Tuesday, August 4, 2015

Just Doesn't Feel Right

there are some things about grief, and how it manifests itself in my life, that i don't even notice until it's brought to my attention.

i had the "ah-ha!" moment in support group a few weeks ago. one of the other mothers in our group mentioned offhandedly that she hasn't really worn any color since her baby girl died. i hadn't even noticed. but it was true. every time i saw her, she was wearing black or gray. and you know what she said about it?

it wasn't really a conscious decision that i made, 
wearing color just didn't feel right.

hearing that, i may have very well gasped. like so many other times in our support group, i heard words only heard in my heart coming from her.

up until very recently, i hadn't really listened to music at all since noah died.

when i drove in the car, the radio stayed off. silence.

i had no idea of any new albums being released, let alone make any sort of effort to get my hands on them. completely out of touch in that whole, entire scene.

i don't even really know where i would find my iPod.

leading worship. listening to worship music. what was once a huge part of my life and my identity. gone.

this was not a conscience thing. i never said to myself. i'm just not going to listen to music anymore. that's that. it wasn't like deciding to become a vegetarian. i had no reasons or justifications. i obviously didn't even really notice it was happening.
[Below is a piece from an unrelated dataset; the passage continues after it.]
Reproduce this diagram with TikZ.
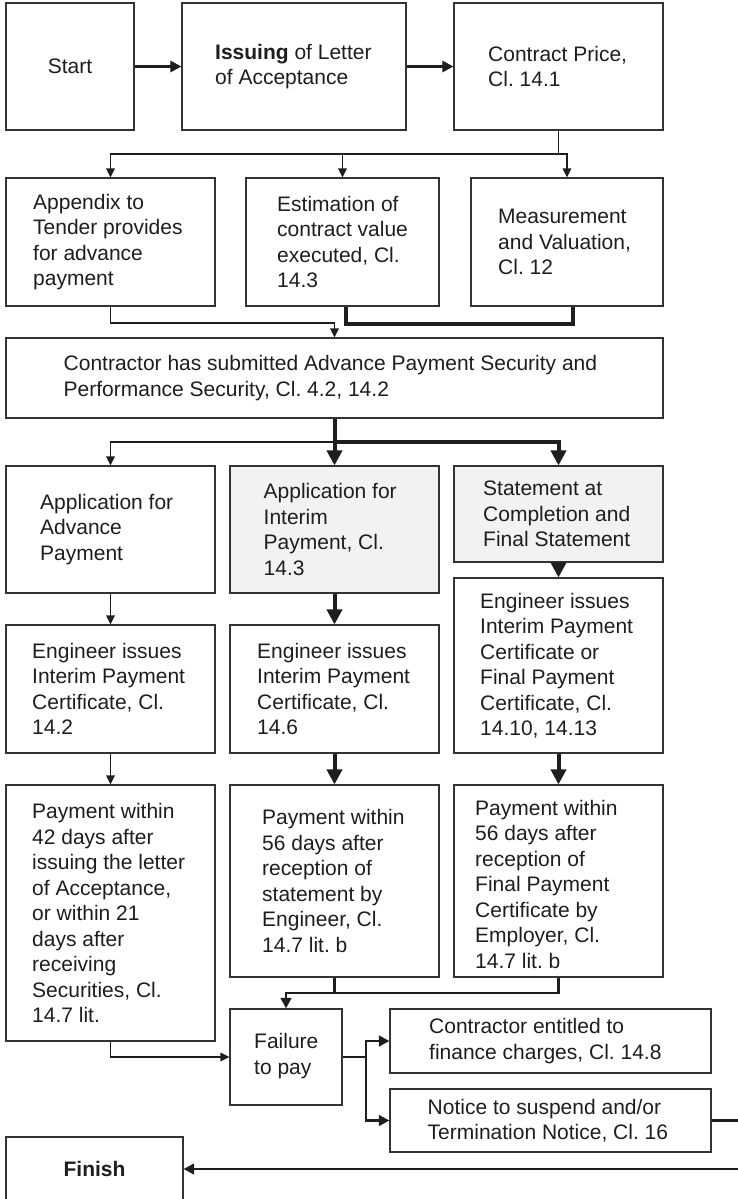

music just didn't feel right. almost offensive even.
maybe i felt just too vulnerable. like salt on an open wound.

grief is so weird. it changes you. changes you in ways that most of time you don't understand.

as i've been thinking about it... like, what in the world? why did she stop wearing color? why did i stop listening to music? i'm pretty sure it comes down to how we experience life's beauty. for whatever reason. and how we are physically unable to, in certain ways, when we are literally heartbroken. i guess our souls make decisions for us sometimes when we're trying to survive.

simply said - it's just not as easy to experience joy now. at least not in the ways it once was experienced, before our worlds were shaken off their axis. and in the places where sweetness and light naturally show up in life (ie. color or music) - grief does what it does. and smothers joy wherever it can.

i still have joy. it's just different. it looks different. feels way different.

because i'm different.

when a woman buries her child, 
everything she does is colored by that experience.
there's a hole in her soul that changes who she is.
-iyanla vanzant



***

lately, by some miracle, music has quietly, without fanfare, crept back onto the scene.

sufjan stevens' carrie & lowell,
mumford and sons' wilder mind,
bethel's we will not be shaken...

they're speaking my language.

dark. often mysterious. with rays of hope.

as is my soul.

2 comments:

  1. And in a connectedness that I wonder over, your heart that is tied to mine, sings sweet words that are balm to my wounds. I love you.